Background

The Department of Homeland Security announced April 5 an enhanced strategy to combat illicit trade in textile and apparel products. In light of the “strengthened enforcement efforts” outlined in this strategy, importers of such goods are advised to begin validating documents throughout their supply chains.

“We are pulling out all the stops to stay one step ahead of the bad actors that try to threaten this essential industry,” said acting U.S. Customs and Border Protection commissioner Troy Miller. “This plan ensures we are holding them accountable: violators will not qualify for preferential duty treatment under USMCA, CAFTA-DR, or other trade agreements, and will be subject to payment of duties owed, penalties, seizures, and criminal investigations.”

According to a DHS press release, the new plan focuses on the following actions.

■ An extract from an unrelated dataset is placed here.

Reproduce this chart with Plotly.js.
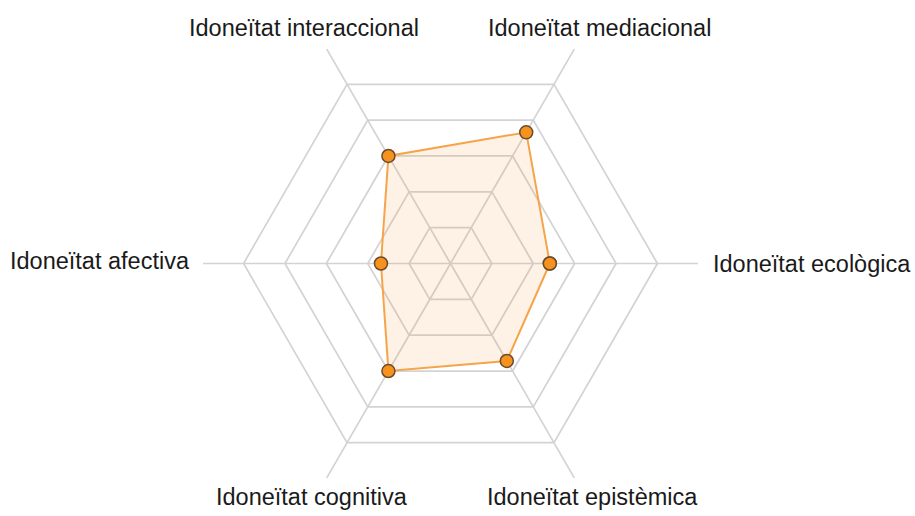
<!DOCTYPE html>
<html>
<head>
<meta charset="utf-8">
<script src="https://cdn.plot.ly/plotly-3.0.1.min.js"></script>
<style>html,body{margin:0;padding:0;background:#fff;}#chart{width:915px;height:516px;}</style>
</head>
<body>
<div id="chart"></div>
<script>
// Data
const categories = ["Idoneïtat ecològica", "Idoneïtat mediacional", "Idoneïtat interaccional", "Idoneïtat afectiva", "Idoneïtat cognitiva", "Idoneïtat epistèmica"];
const values = [2.4, 3.66, 3.0, 1.68, 3.0, 2.72];
const gridTicks = [1, 2, 3, 4, 5];

// label placement (pixel positions of the label anchors)
const W = 915, H = 516;
const margin = {l: 0, r: 14, t: 15.5, b: 4.5};
const pw = W - margin.l - margin.r, ph = H - margin.t - margin.b;
const labelPos = [
  {px: 711, py: 264, xa: 'left'},
  {px: 599, py: 27.5, xa: 'center'},
  {px: 304, py: 27.5, xa: 'center'},
  {px: 192, py: 261, xa: 'right'},
  {px: 312, py: 497.5, xa: 'center'},
  {px: 592, py: 497.5, xa: 'center'}
];

const annotations = categories.map((c, i) => ({
  text: c,
  xref: 'paper', yref: 'paper',
  x: (labelPos[i].px - margin.l) / pw,
  y: (H - margin.b - labelPos[i].py) / ph,
  xanchor: labelPos[i].xa, yanchor: 'middle',
  showarrow: false,
  font: {family: 'Liberation Sans, Arial, sans-serif', size: 23.5, color: '#1a1a1a'}
}));

const trace = {
  type: 'scatterpolar',
  r: values.concat([values[0]]),
  theta: categories.concat([categories[0]]),
  mode: 'lines+markers',
  fill: 'toself',
  fillcolor: 'rgba(245,150,50,0.12)',
  line: {color: '#f5a449', width: 2},
  marker: {color: '#f7921f', size: 13, line: {color: '#6a4b2c', width: 1.5}},
  hoverinfo: 'skip'
};

const layout = {
  width: W, height: H,
  margin: margin,
  paper_bgcolor: '#ffffff',
  showlegend: false,
  polar: {
    domain: {x: [0, 1], y: [0, 1]},
    bgcolor: 'rgba(0,0,0,0)',
    gridshape: 'linear',
    radialaxis: {
      range: [0, 5.98],
      tickvals: gridTicks,
      showticklabels: false,
      ticks: '',
      showline: false,
      gridcolor: '#d3d3d3',
      gridwidth: 1.7
    },
    angularaxis: {
      type: 'category',
      categoryarray: categories,
      rotation: 0,
      direction: 'counterclockwise',
      showline: false,
      showticklabels: false,
      ticks: '',
      gridcolor: '#d3d3d3',
      gridwidth: 1.7
    }
  },
  annotations: annotations
};

Plotly.newPlot('chart', [trace], layout, {displayModeBar: false, staticPlot: true});
</script>
</body>
</html>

- improving screening of packages claiming the Section 321 de minimis exemption for textile, Uyghur Forced Labor Prevention Act, and other violations, including expanded targeting, laboratory and isotopic testing, and focused enforcement operations

- conducting joint U.S. Customs and Border Protection/Homeland Security Investigations trade special operations (15 of which are already underway) to ensure cargo compliance, including physical inspections (300 of which have been done to date); country-of-origin, isotopic, and composition testing; and in-depth reviews of documentation

- issuing civil penalties for violations of U.S. laws and developing and conducting criminal investigations when warranted

- better assessing risk by expanding customs audits (which have already been initiated on more than $10.5 billion in textile imports) and increasing foreign verifications, including textile production verification team visits to high-risk foreign facilities, to ensure that textiles qualify under the U.S.-Mexico-Canada Agreement or the Central America-Dominican Republic Free Trade Agreement (visits have already been completed to 44 factories and five raw material providers covering $800 million in textile imports)

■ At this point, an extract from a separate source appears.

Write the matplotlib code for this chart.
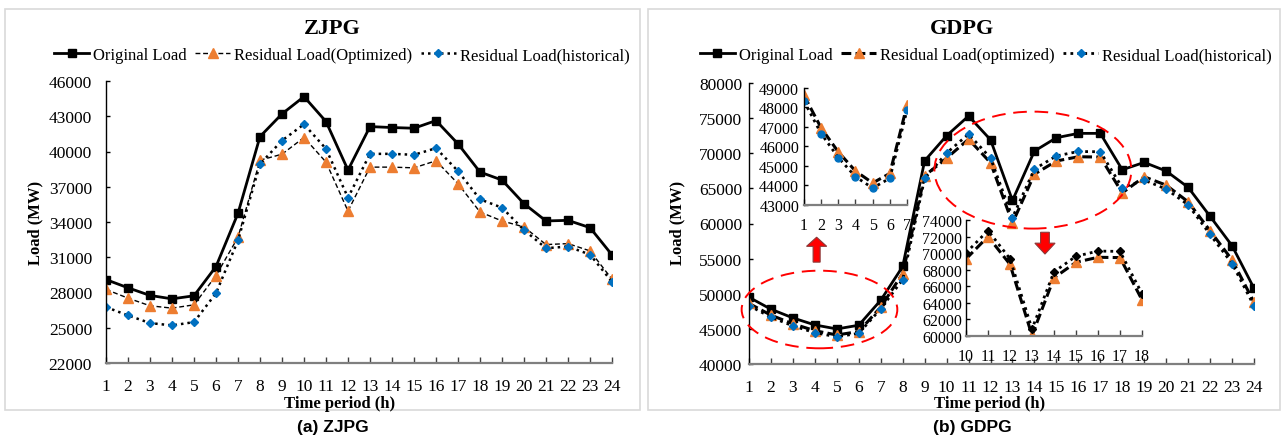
import matplotlib
matplotlib.use("Agg")
import matplotlib.pyplot as plt
from matplotlib.patches import Ellipse, FancyArrow, Rectangle

plt.rcParams['font.family'] = ['Liberation Serif', 'DejaVu Serif']

hours = list(range(1, 25))

# ZJPG
orig_zj = [29100, 28400, 27750, 27460, 27720, 30210, 34740, 41270, 43200, 44670, 42550, 38420,
           42120, 42040, 41980, 42630, 40650, 38250, 37570, 35560, 34090, 34140, 33520, 31200]
opt_zj = [28260, 27520, 26870, 26670, 26950, 29440, 32700, 39260, 39770, 41190, 39100, 34930,
          38670, 38670, 38610, 39210, 37260, 34850, 34090, 33580, 32080, 32160, 31540, 29130]
hist_zj = [26760, 26050, 25400, 25200, 25480, 27940, 32440, 38930, 40930, 42320, 40230, 36070,
           39800, 39800, 39720, 40280, 38330, 35930, 35220, 33320, 31770, 31910, 31230, 28910]

# GDPG
orig_gd = [49500, 47800, 46560, 45560, 44990, 45520, 49080, 53880, 68930, 72500, 75300, 71920,
           63280, 70310, 72210, 72830, 72830, 67650, 68700, 67470, 65150, 61020, 56840, 50780]
opt_gd = [48620, 46950, 45720, 44740, 44130, 44620, 48110, 52880, 66800, 69300, 72000, 68650,
          60070, 67020, 68900, 69500, 69460, 64360, 66650, 65460, 63090, 58960, 54820, 48800]
hist_gd = [48320, 46660, 45430, 44450, 43870, 44370, 47860, 52020, 66420, 70030, 72730, 69320,
           60850, 67750, 69620, 70250, 70210, 65100, 66180, 64900, 62660, 58440, 54300, 48280]

W, H = 1282, 439
ORANGE = '#ED7D31'
BLUE = '#0070C0'


def box(l, t, r, b):
    return [l / W, 1 - b / H, (r - l) / W, (b - t) / H]


def style_axis(ax, fs=12.5, xpad=10.5, ypad=9):
    for s in ['top', 'right']:
        ax.spines[s].set_visible(False)
    ax.spines['left'].set_color('black')
    ax.spines['left'].set_linewidth(1.0)
    ax.spines['bottom'].set_color('#7f7f7f')
    ax.spines['bottom'].set_linewidth(1.6)
    ax.tick_params(axis='x', direction='in', length=4, width=1.0, pad=xpad, labelsize=fs,
                   colors='#404040', labelcolor='black')
    ax.tick_params(axis='y', direction='in', length=3, width=1.0, pad=ypad, labelsize=fs,
                   colors='black', labelcolor='black')
    ax.set_facecolor('none')


fig = plt.figure(figsize=(W / 100, H / 100), dpi=100)

# panel frames
for l, r in [(5, 640), (648, 1280)]:
    fig.patches.append(Rectangle((l / W, 1 - 411 / H), (r - l) / W, (411 - 10) / H,
                                 transform=fig.transFigure, fill=False, ec='#d9d9d9', lw=1.2))

# ---------------- left: ZJPG ----------------
ax1 = fig.add_axes(box(106, 82, 612, 364))
ax1.plot(hours, orig_zj, color='black', lw=2, marker='s', ms=5.5, label='Original Load')
ax1.plot(hours, opt_zj, color='black', lw=1.0, ls=(0, (3.5, 2)), marker='^', ms=6.5,
         mfc=ORANGE, mec=ORANGE, label='Residual Load(Optimized)')
ax1.plot(hours, hist_zj, color='black', lw=1.8, ls=(0, (1, 1.6)), marker='D', ms=4.5,
         mfc=BLUE, mec=BLUE, label='Residual Load(historical)')
ax1.set_xlim(1, 24)
ax1.set_ylim(22000, 46000)
ax1.set_xticks(hours)
ax1.set_yticks(range(22000, 46001, 3000))
style_axis(ax1, ypad=10)
h1, l1 = ax1.get_legend_handles_labels()
fig.legend(h1, l1, loc='center', bbox_to_anchor=(342 / W, 1 - 56 / H), ncol=3, frameon=False,
           fontsize=12, handlelength=2.1, handletextpad=0.25, columnspacing=0.5)
fig.text(332 / W, 1 - 29 / H, 'ZJPG', ha='center', va='center', fontsize=16, fontweight='bold')
fig.text(35 / W, 1 - 223 / H, 'Load (MW)', ha='center', va='center', rotation=90, fontsize=12,
         fontweight='bold')
fig.text(340 / W, 1 - 404 / H, 'Time period (h)', ha='center', va='center', fontsize=12,
         fontweight='bold')
fig.text(333 / W, 1 - 428 / H, '(a) ZJPG', ha='center', va='center', fontsize=12.5,
         fontweight='bold', family=['Liberation Sans', 'DejaVu Sans'])

# ---------------- right: GDPG ----------------
ax2 = fig.add_axes(box(749, 84, 1254, 365))
ax2.plot(hours, orig_gd, color='black', lw=2, marker='s', ms=5.5, label='Original Load')
ax2.plot(hours, opt_gd, color='black', lw=2.2, ls=(0, (3.2, 1.4)), marker='^', ms=6.5,
         mfc=ORANGE, mec=ORANGE, label='Residual Load(optimized)')
ax2.plot(hours, hist_gd, color='black', lw=2.0, ls=(0, (1, 1.5)), marker='D', ms=4.5,
         mfc=BLUE, mec=BLUE, label='Residual Load(historical)')
ax2.set_xlim(1, 24)
ax2.set_ylim(40000, 80000)
ax2.set_xticks(hours)
ax2.set_yticks(range(40000, 80001, 5000))
style_axis(ax2, ypad=5)
h2, l2 = ax2.get_legend_handles_labels()
fig.legend(h2, l2, loc='center', bbox_to_anchor=(986 / W, 1 - 56 / H), ncol=3, frameon=False,
           fontsize=12, handlelength=2.1, handletextpad=0.25, columnspacing=0.5)
fig.text(962 / W, 1 - 29 / H, 'GDPG', ha='center', va='center', fontsize=16, fontweight='bold')
fig.text(677 / W, 1 - 223 / H, 'Load (MW)', ha='center', va='center', rotation=90, fontsize=12,
         fontweight='bold')
fig.text(990 / W, 1 - 404 / H, 'Time period (h)', ha='center', va='center', fontsize=12,
         fontweight='bold')
fig.text(972 / W, 1 - 428 / H, '(b) GDPG', ha='center', va='center', fontsize=12.5,
         fontweight='bold', family=['Liberation Sans', 'DejaVu Sans'])

# highlight ellipses and arrows
ax2.add_patch(Ellipse((4.21, 47760), 7.09, 11050, fill=False, ec='red', lw=1.4,
                      ls=(0, (7, 4)), clip_on=False, zorder=5))
ax2.add_patch(Ellipse((13.93, 67600), 8.97, 16650, fill=False, ec='red', lw=1.4,
                      ls=(0, (7, 4)), clip_on=False, zorder=5))
ax2.add_patch(FancyArrow(4.08, 54500, 0, 3550, width=0.32, head_width=0.92, head_length=1300,
                         length_includes_head=True, fc='red', ec='#8b3a3a', lw=0.8,
                         clip_on=False, zorder=6))
ax2.add_patch(FancyArrow(14.48, 58750, 0, -3100, width=0.4, head_width=0.92, head_length=1550,
                         length_includes_head=True, fc='red', ec='#8b3a3a', lw=0.8,
                         clip_on=False, zorder=6))

# inset 1: hours 1-7
ins1 = fig.add_axes(box(804, 89, 907, 206))
ins1.plot(hours[:7], opt_gd[:7], color='black', lw=2.2, ls=(0, (3.2, 1.4)), marker='^', ms=6.5,
          mfc=ORANGE, mec=ORANGE)
ins1.plot(hours[:7], hist_gd[:7], color='black', lw=2.0, ls=(0, (1, 1.5)), marker='o', ms=5,
          mfc=BLUE, mec=BLUE)
ins1.set_xlim(1, 7)
ins1.set_ylim(43000, 49000)
ins1.set_xticks(hours[:7])
ins1.set_yticks(range(43000, 49001, 1000))
style_axis(ins1, fs=11.5, xpad=9, ypad=3.5)

# inset 2: hours 10-18
ins2 = fig.add_axes(box(966, 221, 1142, 337))
ins2.plot(hours[9:18], opt_gd[9:18], color='black', lw=2.2, ls=(0, (3.2, 1.4)), marker='^', ms=6.5,
          mfc=ORANGE, mec=ORANGE)
ins2.plot(hours[9:18], hist_gd[9:18], color='black', lw=2.0, ls=(0, (1, 1.5)), marker='D', ms=4.5,
          mfc='black', mec='black')
ins2.set_xlim(10, 18)
ins2.set_ylim(60000, 74000)
ins2.set_xticks(hours[9:18])
ins2.set_yticks(range(60000, 74001, 2000))
style_axis(ins2, fs=11.5, xpad=8.5, ypad=3)

fig.savefig('out.png', dpi=100)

- engaging in an education campaign to ensure that importers and suppliers in the USMCA and CAFTA-DR regions understand compliance requirements and are aware of CBP’s enforcement efforts

- leveraging U.S. and Central American industry partnerships to improve facilitation for legitimate trade

- reviewing additional entities in the high-priority textile sector for inclusion in the UFLPA Entity List (ten textile sector entities have already been added)

Elise Shibles, who heads ST&R’s textile and apparel practice, said one key aspect of this plan that importers should be aware of is CBP’s actions to verify that textile and apparel imports qualify for claimed duty preferences under USMCA and CAFTA-DR. “We have reason to believe CBP is contacting the issuers of certifications and affidavits for raw materials and validating the authenticity of those documents,” Shibles said. “And we believe that in some cases this leads CBP to believe those documents are inaccurate or falsified in some way.”

As a result, Shibles is encouraging textile and apparel importers that have a longstanding practice of seeking such documents to take the additional step of directly contacting the manufacturers to validate documents from anyone with whom they don’t have a direct relationship. This is particularly important when purchasing raw materials indirectly through a third party; e.g., ensuring that yarn affidavits provided by a fabric producers, or that fabric affidavits provided by a fabric converter or middleman, are valid.